The number of wealthy individuals in Latin America is growing fast on the back of high commodity prices, buoyant equity markets and foreign interest in acquisitions and IPOs. Private banks are adapting quickly, developing new products to attract investors intent on diversifying from their traditional reliance on fixed income and offshore investment. Jason Mitchell reports.

THE RECENT EMERGENCE of a Mexican, Carlos Slim, as the world’s richest man is an indication of the growing wealth of Latin America.

According to the latest Merrill Lynch/Capgemini Annual world wealth report, there were 371,000 high-net-worth individuals (those with more than $1 million in investable assets as well as their principal home) on the continent at the end of 2006, up 10.2% on 2005. Total investable assets held by HNWIs in the region jumped by 23% last year to $5.1 trillion. Brazil, Latin America’s biggest economy, has 120,000 HNWIs, up 10% on 2005.

Although there are many more HNWIs in Asia (some 2.6 million), they have a total investable asset base of just $8.4 trillion, indicating that the concentration of wealth in Latin America is much higher than in Asia.

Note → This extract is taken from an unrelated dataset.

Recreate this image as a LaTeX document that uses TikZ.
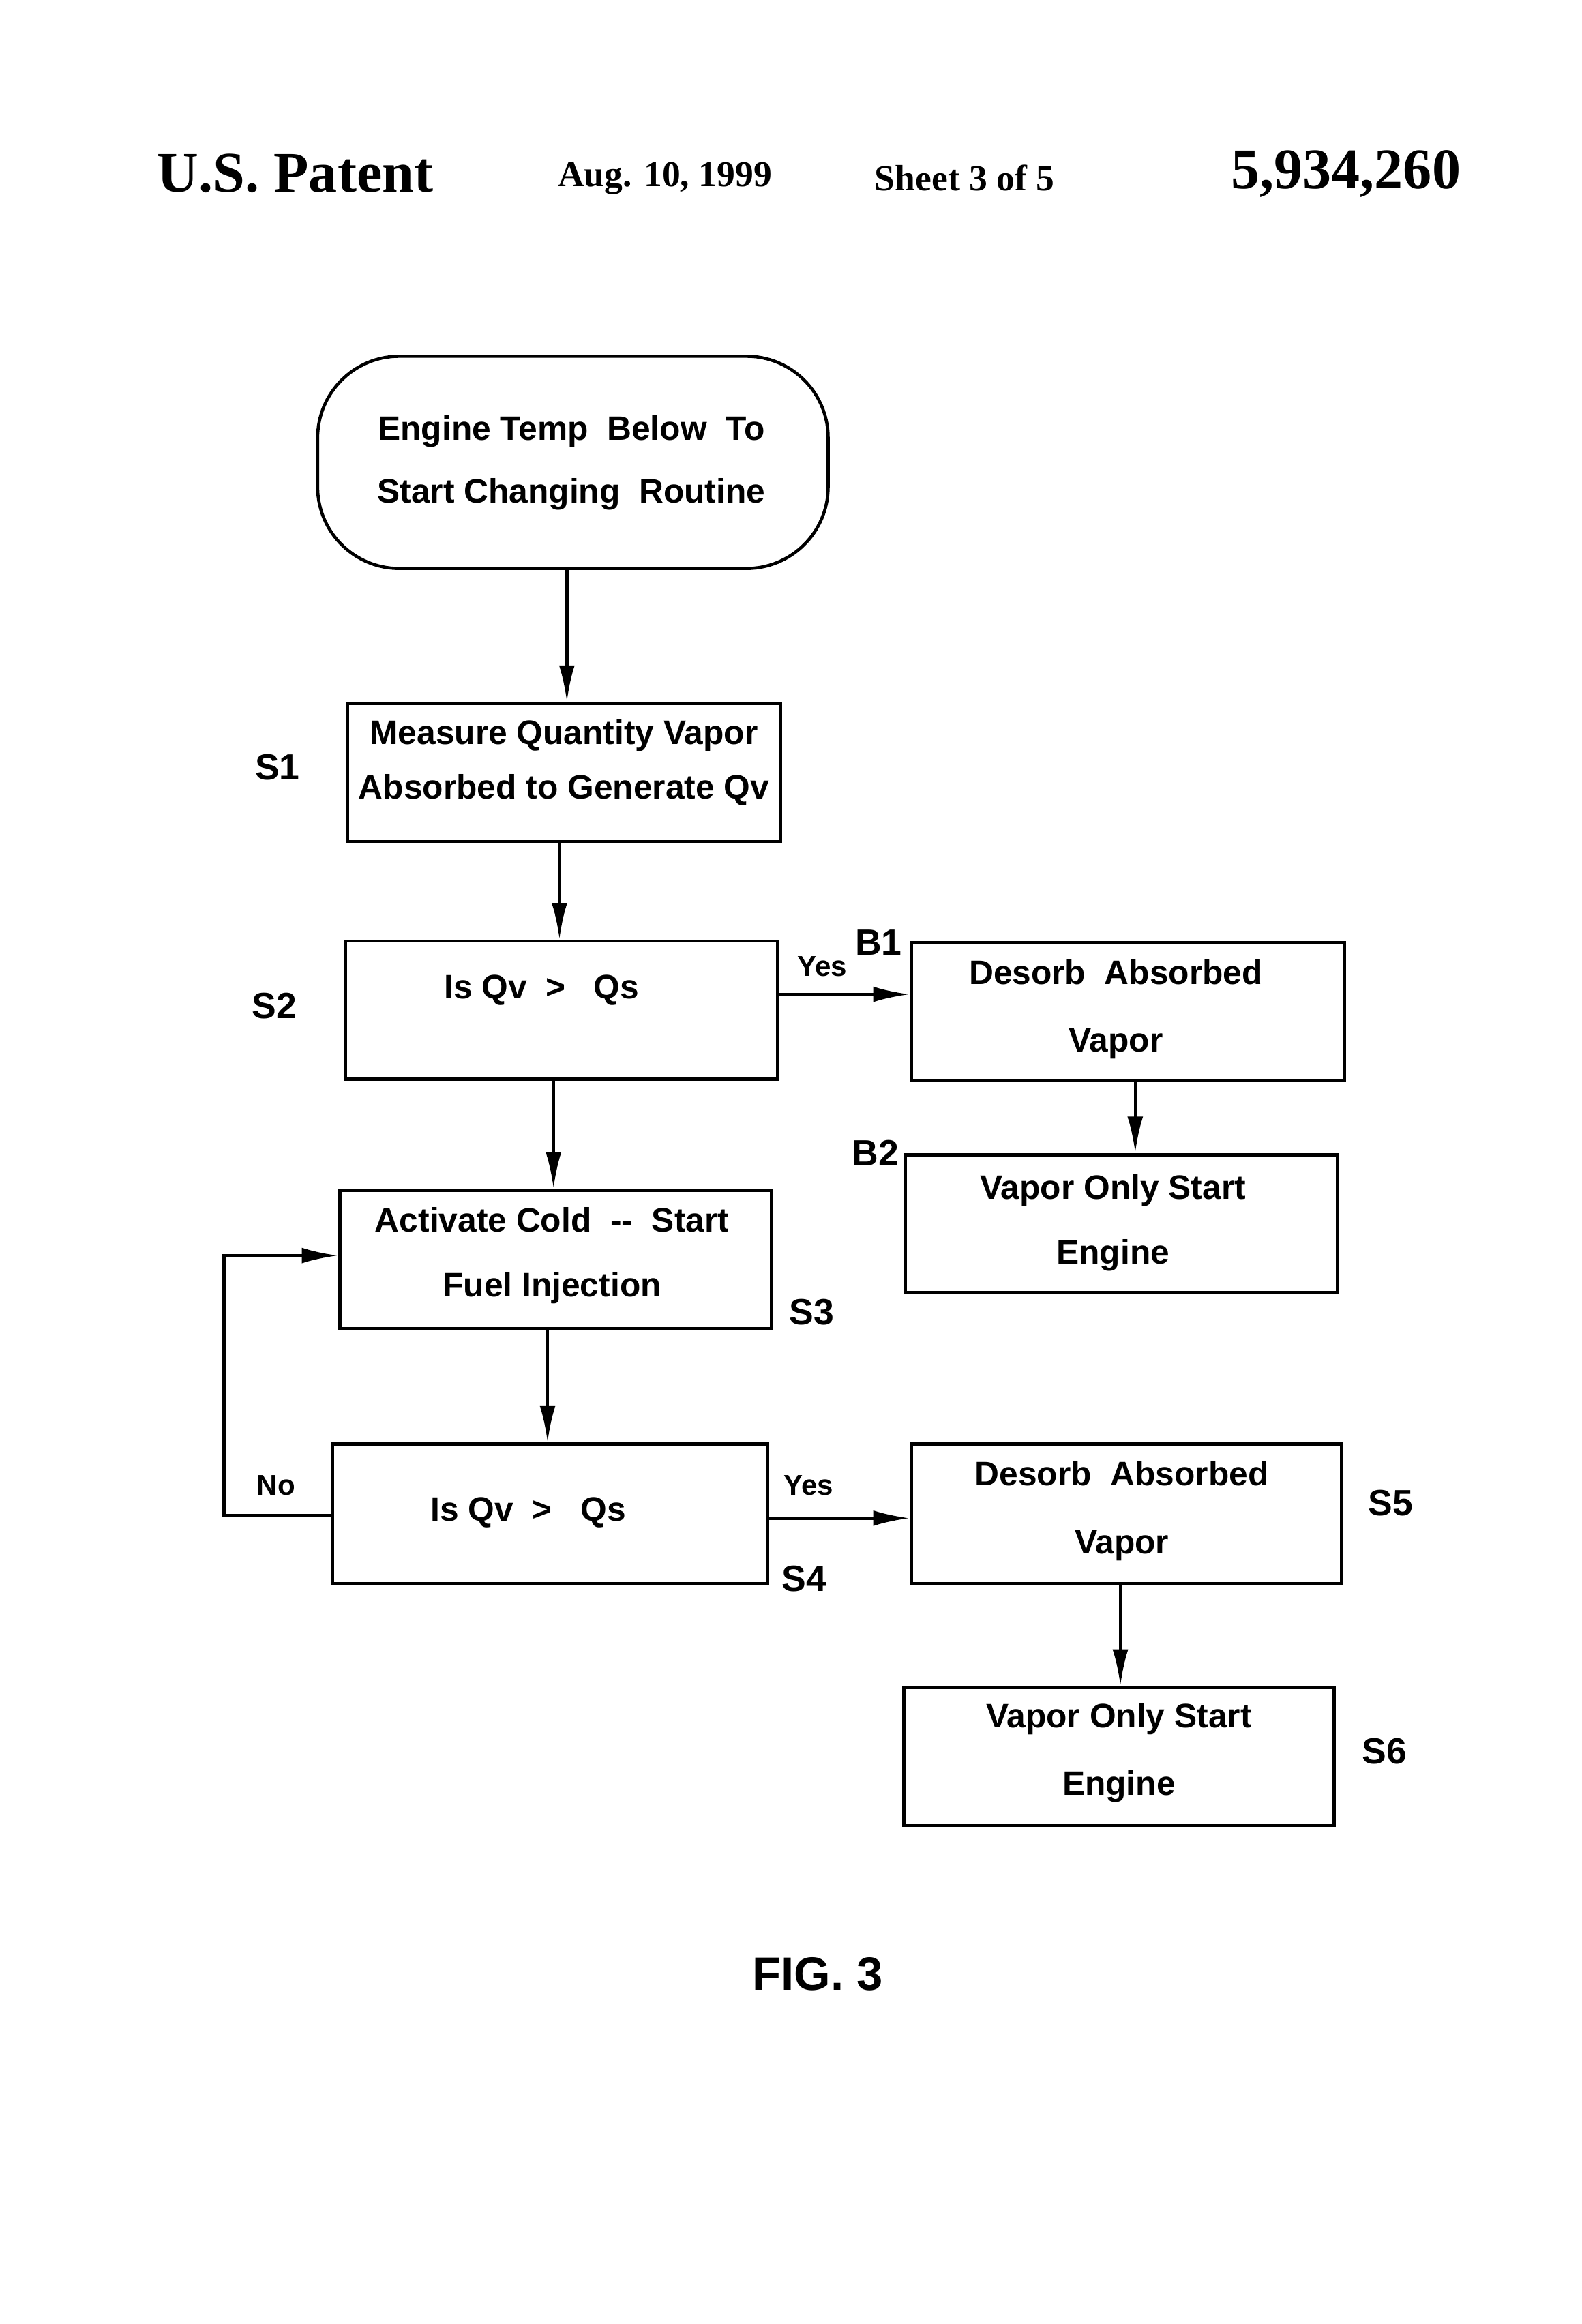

Many of them, such as Slim (whose personal fortune in July reached $63 billion, some $4 billion more than that of Microsoft’s Bill Gates), have done well on the back of rising stock markets.

This year, domestic investors seem to have become more aggressive in their local markets, fuelling the rise in the value of the region’s equities. However, in July, foreign investors also poured into Latin American emerging markets, seeing them as insulated from the US sub-prime crisis but useful as a high-return alternative.